### What is expected:
Restate the whole listing word for word. Pictures are left out.

______________________________

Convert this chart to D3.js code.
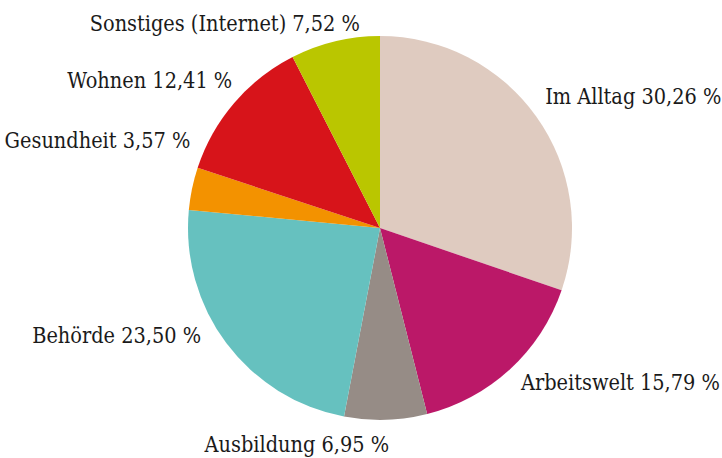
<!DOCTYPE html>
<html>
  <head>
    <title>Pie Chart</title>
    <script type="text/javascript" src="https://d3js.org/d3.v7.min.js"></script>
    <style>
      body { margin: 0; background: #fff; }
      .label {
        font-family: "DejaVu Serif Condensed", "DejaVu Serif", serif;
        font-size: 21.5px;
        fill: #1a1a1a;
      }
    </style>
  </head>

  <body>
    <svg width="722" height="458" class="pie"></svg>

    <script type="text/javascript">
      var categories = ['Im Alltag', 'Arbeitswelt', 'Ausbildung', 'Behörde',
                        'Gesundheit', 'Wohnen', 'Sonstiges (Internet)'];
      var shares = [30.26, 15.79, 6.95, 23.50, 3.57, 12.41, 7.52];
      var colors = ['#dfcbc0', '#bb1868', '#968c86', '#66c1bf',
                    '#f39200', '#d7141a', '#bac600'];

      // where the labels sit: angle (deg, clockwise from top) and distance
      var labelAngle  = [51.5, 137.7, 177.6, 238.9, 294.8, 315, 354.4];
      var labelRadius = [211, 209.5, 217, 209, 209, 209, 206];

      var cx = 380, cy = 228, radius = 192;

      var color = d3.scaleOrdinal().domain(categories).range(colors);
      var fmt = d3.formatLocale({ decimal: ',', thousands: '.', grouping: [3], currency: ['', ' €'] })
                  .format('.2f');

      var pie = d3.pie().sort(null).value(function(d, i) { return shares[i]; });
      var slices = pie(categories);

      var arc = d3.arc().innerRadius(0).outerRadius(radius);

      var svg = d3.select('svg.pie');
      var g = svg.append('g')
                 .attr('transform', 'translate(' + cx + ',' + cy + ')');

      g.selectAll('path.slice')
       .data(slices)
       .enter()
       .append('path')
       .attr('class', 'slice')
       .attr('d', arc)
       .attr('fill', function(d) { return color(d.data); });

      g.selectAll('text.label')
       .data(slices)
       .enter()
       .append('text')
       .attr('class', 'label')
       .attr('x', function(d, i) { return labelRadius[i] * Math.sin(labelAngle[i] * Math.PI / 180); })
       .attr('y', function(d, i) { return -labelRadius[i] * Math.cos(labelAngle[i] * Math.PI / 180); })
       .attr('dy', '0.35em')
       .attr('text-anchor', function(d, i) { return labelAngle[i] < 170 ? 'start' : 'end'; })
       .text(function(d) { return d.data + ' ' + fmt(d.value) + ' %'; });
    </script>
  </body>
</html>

______________________________

### Finished answer:
Convert this chart to D3.js code.
<!DOCTYPE html>
<html>
  <head>
    <title>Pie Chart</title>
    <script type="text/javascript" src="https://d3js.org/d3.v7.min.js"></script>
    <style>
      body { margin: 0; background: #fff; }
      .label {
        font-family: "DejaVu Serif Condensed", "DejaVu Serif", serif;
        font-size: 21.5px;
        fill: #1a1a1a;
      }
    </style>
  </head>

  <body>
    <svg width="722" height="458" class="pie"></svg>

    <script type="text/javascript">
      var categories = ['Im Alltag', 'Arbeitswelt', 'Ausbildung', 'Behörde',
                        'Gesundheit', 'Wohnen', 'Sonstiges (Internet)'];
      var shares = [30.26, 15.79, 6.95, 23.50, 3.57, 12.41, 7.52];
      var colors = ['#dfcbc0', '#bb1868', '#968c86', '#66c1bf',
                    '#f39200', '#d7141a', '#bac600'];

      // where the labels sit: angle (deg, clockwise from top) and distance
      var labelAngle  = [51.5, 137.7, 177.6, 238.9, 294.8, 315, 354.4];
      var labelRadius = [211, 209.5, 217, 209, 209, 209, 206];

      var cx = 380, cy = 228, radius = 192;

      var color = d3.scaleOrdinal().domain(categories).range(colors);
      var fmt = d3.formatLocale({ decimal: ',', thousands: '.', grouping: [3], currency: ['', ' €'] })
                  .format('.2f');

      var pie = d3.pie().sort(null).value(function(d, i) { return shares[i]; });
      var slices = pie(categories);

      var arc = d3.arc().innerRadius(0).outerRadius(radius);

      var svg = d3.select('svg.pie');
      var g = svg.append('g')
                 .attr('transform', 'translate(' + cx + ',' + cy + ')');

      g.selectAll('path.slice')
       .data(slices)
       .enter()
       .append('path')
       .attr('class', 'slice')
       .attr('d', arc)
       .attr('fill', function(d) { return color(d.data); });

      g.selectAll('text.label')
       .data(slices)
       .enter()
       .append('text')
       .attr('class', 'label')
       .attr('x', function(d, i) { return labelRadius[i] * Math.sin(labelAngle[i] * Math.PI / 180); })
       .attr('y', function(d, i) { return -labelRadius[i] * Math.cos(labelAngle[i] * Math.PI / 180); })
       .attr('dy', '0.35em')
       .attr('text-anchor', function(d, i) { return labelAngle[i] < 170 ? 'start' : 'end'; })
       .text(function(d) { return d.data + ' ' + fmt(d.value) + ' %'; });
    </script>
  </body>
</html>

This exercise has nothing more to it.